How might processing costs related to acoustic (but not necessarily talker) variability be explained by contextual tuning and/or auditory attention accounts?
Under a contextual tuning framework, a higher degree of acoustic variability might induce uncertainty as to whether the current mapping is appropriate, even in the absence of an overt talker change; as schematized in Fig. 1, this would initiate the resource-demanding mapping computation stage. However, it is less clear how within-talker variability would lead to a disruption of auditory streaming, particularly if other relevant cues for streaming (e.g., pitch, timbre, location) are relatively stable; as reviewed above, continuity in these features facilitates streaming over time (Best et al., 2008; Shamma et al., 2011), meaning that the degree of within-talker variability would have to be fairly substantial to disrupt streaming. As such, it may be that within-talker variability imposes a processing cost specifically by introducing uncertainty as to whether the current acoustic-to-phonetic mapping is appropriate, whereas between-talker variability may impose a processing cost because the current mapping is inappropriate and/or because of disruptions to auditory streaming. As we work to develop richer models of talker accommodation, it will be important to consider the extent to which our models may instead reflect the accommodation of acoustic variability more generally.

Additionally, as we begin to consider other forms of acoustic variability, it may be worth considering the extent to which the models we develop are specific to speech perception or might be applied to auditory processing more generally. As currently instantiated, the contextual tuning model as illustrated in Fig. 1 is specific to the accommodation of talker variability in speech perception, whereas the principles of auditory streaming apply to both speech and nonspeech stimuli. Might a model of talker accommodation in speech perception be better constructed as a model of accommodation of acoustic structure in auditory processing, allowing it to also account for processing costs in nonspeech domains (e.g., processing costs in music perception related to variability in musical instruments; Shorey et al., 2022)? Such questions will be important to consider as we develop our mechanistic understanding of how listeners accommodate talker variability.

Concluding remarks

Listeners endure processing penalties when there is variability in the identity of the talker producing speech. Such multitalker processing costs have been argued to be a consequence of a resource-demanding computation of the mapping between acoustics and phonetic categories, and they have also been argued to reflect disruptions in top-down auditory attention caused by salient stimulus-level discontinuities, among other potential explanations. Recent data (Choi et al., 2022) suggest that the processing costs associated with talker variability may be partly attributable to both contextual tuning and auditory attention mechanisms operating over different time scales. As such, future work should attempt to determine the extent to which each of these mechanisms underlies these processing costs, to clarify the precise time scales over which these processes operate, and to determine which other factors can modulate the timing of these processes.

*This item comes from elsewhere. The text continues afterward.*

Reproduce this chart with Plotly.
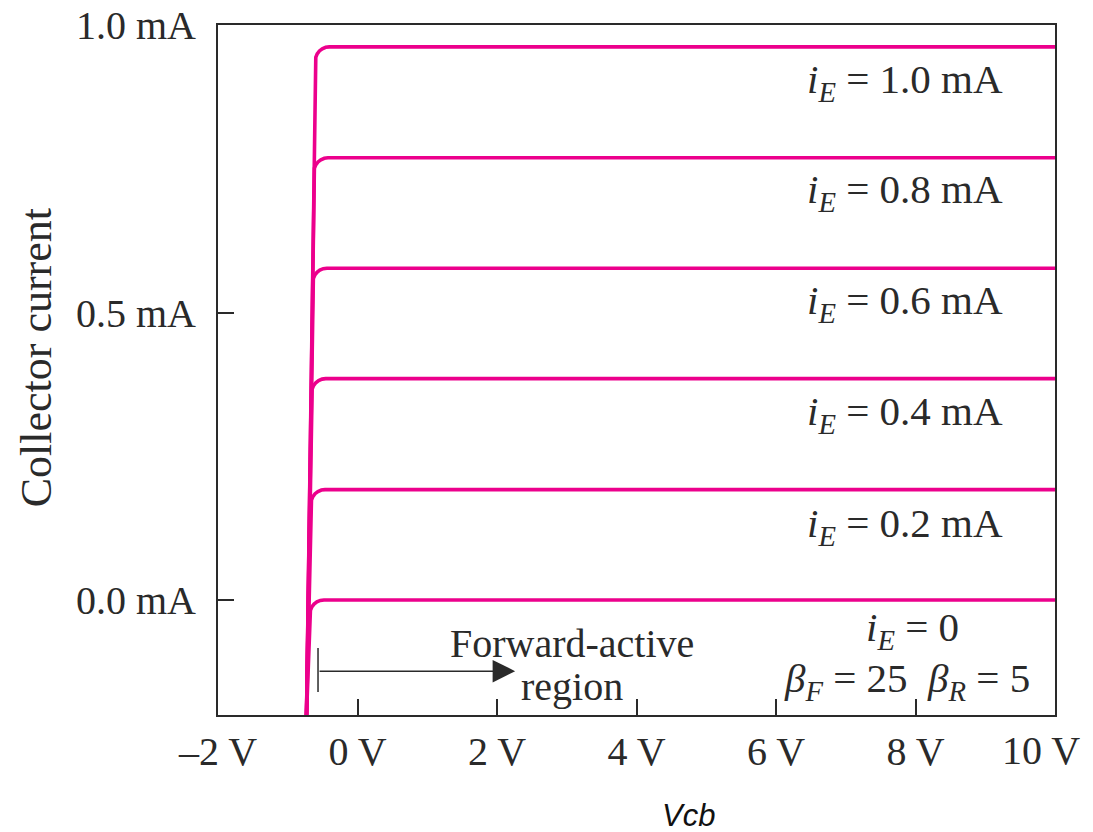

As researchers continue to consider the issue of why listeners are hindered by talker variability, it will be important to carefully consider this issue both through the lens of auditory attention and in terms of speech perception. It is clear that both auditory attention mechanisms and speech perception mechanisms must be at play when listeners contend with talker variability; however, theoretical models of talker accommodation and auditory streaming have been formulated relatively independently, with little contact between these two literatures. Certainly, there are advantages for studying these topics in isolation—the lack of invariance problem is far more tractable when considered independently from auditory attention, and it is far more practical to study the cocktail party problem without the added complications of talker-specific phonetic variation. Furthermore, extant models of speech perception (e.g., Kleinschmidt & Jaeger, 2015; Magnuson et al., 2020; McClelland & Elman, 1986; Norris et al., 2000) and of auditory attention (Cusack et al., 2004; Holmes et al., 2021; Shamma et al., 2011) have explained a considerable amount of empirical data. Nevertheless, given that some phenomena—such as the emergence of multitalker processing costs—may be driven by both speech perception and auditory attention mechanisms, it is useful to attempt to consider how these mechanisms might interact.

What might a theory of talker accommodation that includes a role for auditory attention look like? One possibility is that when listeners encounter a change in talker, a stimulus-level discontinuity (e.g., in F0) disrupts auditory attention, resetting streaming. If attention to the target talker is necessary for (or at least facilitates) the buildup of streaming, then directing attentional resources toward the buildup of streaming should limit the cognitive resources that are available for adjusting the mapping between acoustics and phonetics. In this way, then, auditory streaming and adjustments to the acoustics-to-phonetics mapping may be interrelated processes, and it could be that either or both processes underlie the emergence of multitalker processing costs specifically. However, there are several key questions that will need to be tested empirically as scientists work to develop a model of talker accommodation that includes a role for auditory attention. For example, to what degree does auditory attention precede speech perception (i.e., are these serial processes), and to what degree do these processes operate in parallel? Are they relatively independent processes, or do they inform each other?

Overall, the studies reviewed here highlight the need to better integrate auditory attention into theories of speech perception. Beyond clarifying the nature of multitalker processing costs, an integrated theory could lead to a more thorough understanding of the interactions between auditory attention and speech perception, allowing for a more precise characterization of how listeners understand the speech signal. This will be particularly informative for studying speech perception in ecological, real-world listening conditions (e.g., a crowded café), where listeners must not only map from the acoustic signal to perceptual categories but also selectively attend to one source while filtering out other auditory sources.